American Psycho: Movie Review, DVD Review (2000)

9/16/2007 Posted by Admin

Behold the junior master of the universe

(Originally published 2000)

Directed by Mary Harron, written by Harron and Guinevere Turner, based on the novel by Bret Easton Ellis, 100 minutes, rated R.

Violence as an extended metaphor for something deeper is hardly new, so it’s to Mary Harron’s great credit that she makes it seem new, fresh and exciting in “American Psycho,” her feminist take on Bret Easton Ellis’ controversial, 1991 best-selling novel.
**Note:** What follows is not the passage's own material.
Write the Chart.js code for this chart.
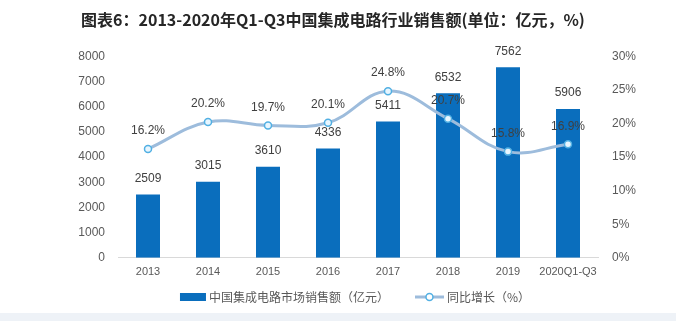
<!DOCTYPE html>
<html>
<head>
<meta charset="utf-8">
<script src="https://cdn.jsdelivr.net/npm/chart.js@4"></script>
<style>
  html, body { margin: 0; padding: 0; background: #fff; }
  #wrap { position: relative; width: 676px; height: 321px; }
  #band { position: absolute; left: 0; top: 313px; width: 676px; height: 8px; background: #eef2f7; }
</style>
</head>
<body>
<div id="wrap">
  <canvas id="chart" width="676" height="321"></canvas>
  <div id="band"></div>
</div>
<script>
const categories = ['2013', '2014', '2015', '2016', '2017', '2018', '2019', '2020Q1-Q3'];
const salesValues = [2509, 3015, 3610, 4336, 5411, 6532, 7562, 5906];
const growthValues = [16.2, 20.2, 19.7, 20.1, 24.8, 20.7, 15.8, 16.9];
const leftTicks = [0, 1000, 2000, 3000, 4000, 5000, 6000, 7000, 8000];
const rightTicks = [0, 5, 10, 15, 20, 25, 30];

const barColor = '#0a6ebd';
const lineColor = '#9dbcdc';
const pointEdge = '#52b0e3';
const textColor = '#404040';
const axisColor = '#595959';
const numFont = '"Liberation Sans", Arial, sans-serif';
const cjkFont = '"Noto Sans CJK SC", sans-serif';

const valueLabels = {
    id: 'valueLabels',
    afterDatasetsDraw(chart) {
        const ctx = chart.ctx;
        ctx.save();
        ctx.font = '12px ' + numFont;
        ctx.fillStyle = textColor;
        ctx.textAlign = 'center';
        ctx.textBaseline = 'middle';
        chart.getDatasetMeta(0).data.forEach((el, i) => {
            ctx.fillText(String(salesValues[i]), el.x, el.y - 16);
        });
        chart.getDatasetMeta(1).data.forEach((el, i) => {
            ctx.fillText(growthValues[i].toFixed(1) + '%', el.x, el.y - 18);
        });
        ctx.restore();
    }
};

// legend drawn by hand so the icons and spacing match the original
const bottomLegend = {
    id: 'bottomLegend',
    afterDraw(chart) {
        const ctx = chart.ctx;
        const names = chart.data.datasets.map(ds => ds.label);
        ctx.save();
        ctx.font = '12px ' + cjkFont;
        const barW = 26, lineW = 29, gapText = 3, gapItem = 26;
        const w0 = ctx.measureText(names[0]).width;
        const w1 = ctx.measureText(names[1]).width;
        const total = barW + gapText + w0 + gapItem + lineW + gapText + w1;
        let x = 355 - total / 2;
        const y = 297;

        ctx.fillStyle = barColor;
        ctx.fillRect(x, y - 4, barW, 8);
        x += barW + gapText;
        ctx.fillStyle = axisColor;
        ctx.textBaseline = 'middle';
        ctx.fillText(names[0], x, y);
        x += w0 + gapItem;

        ctx.strokeStyle = lineColor;
        ctx.lineWidth = 3;
        ctx.beginPath(); ctx.moveTo(x, y); ctx.lineTo(x + lineW, y); ctx.stroke();
        ctx.fillStyle = '#ffffff';
        ctx.strokeStyle = pointEdge;
        ctx.lineWidth = 1.5;
        ctx.beginPath(); ctx.arc(x + lineW / 2, y, 3.5, 0, Math.PI * 2); ctx.fill(); ctx.stroke();
        x += lineW + gapText;
        ctx.fillStyle = axisColor;
        ctx.fillText(names[1], x, y);
        ctx.restore();
    }
};

new Chart(document.getElementById('chart'), {
    data: {
        labels: categories,
        datasets: [{
            type: 'bar',
            label: '中国集成电路市场销售额（亿元）',
            data: salesValues,
            backgroundColor: barColor,
            barPercentage: 0.4,
            categoryPercentage: 1,
            yAxisID: 'y',
            order: 1
        }, {
            type: 'line',
            label: '同比增长（%）',
            data: growthValues,
            borderColor: lineColor,
            borderWidth: 3,
            tension: 0.4,
            pointRadius: 3.5,
            pointBackgroundColor: '#e8f6ff',
            pointBorderColor: pointEdge,
            pointBorderWidth: 1.5,
            yAxisID: 'y1',
            order: 0
        }]
    },
    options: {
        responsive: false,
        animation: false,
        layout: { padding: { left: 10, right: 20, top: 8, bottom: 34 } },
        plugins: {
            title: {
                display: true,
                text: '图表6：2013-2020年Q1-Q3中国集成电路行业销售额(单位：亿元，%)',
                color: '#262626',
                font: { family: cjkFont, size: 16, weight: 'bold' },
                padding: { top: 2, bottom: 27 }
            },
            legend: { display: false },
            tooltip: { enabled: false }
        },
        scales: {
            x: {
                grid: { display: false, drawTicks: false },
                border: { color: '#d9d9d9' },
                ticks: { color: axisColor, font: { family: numFont, size: 11 }, maxRotation: 0, autoSkip: false, padding: 8 }
            },
            y: {
                position: 'left',
                min: 0, max: 8000,
                afterBuildTicks(axis) { axis.ticks = leftTicks.map(v => ({ value: v })); },
                afterFit(axis) { axis.width = 108; },
                grid: { display: false, drawTicks: false },
                border: { display: false },
                ticks: { color: axisColor, font: { family: numFont, size: 12 }, padding: 13, callback: v => String(v) }
            },
            y1: {
                position: 'right',
                min: 0, max: 30,
                afterBuildTicks(axis) { axis.ticks = rightTicks.map(v => ({ value: v })); },
                afterFit(axis) { axis.width = 58; },
                grid: { display: false, drawTicks: false },
                border: { display: false },
                ticks: { color: axisColor, font: { family: numFont, size: 12 }, padding: 14, callback: v => v + '%' }
            }
        }
    },
    plugins: [valueLabels, bottomLegend]
});
</script>
</body>
</html>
Mirroring the film’s serial-killing psychopath, Patrick Bateman (Christian Bale in a breakout performance), Harron proves she’s just as adept with a knife.

As the film’s co-screenwriter, she has successfully trimmed off much of the novel’s underlying fat, streamlining Ellis’ rampant use of brand names and over-the-top bloodletting while staying true to the novel’s satirical concept: the greed of the 1980s as realized by an ax-wielding, head-severing, junior master of the universe.

Mixing horror with sharp humor, wit with graphic violence, Harron mines the truth out of what can politely be described as an imperfect man living in wildly imperfect times. Her film is important; it forces us to reconsider the 1980s while also asking us to look hard at its soulless characters and find ourselves in them.

That takes guts, which, when Harron isn’t spilling them on the floor, “American Psycho” has in spades.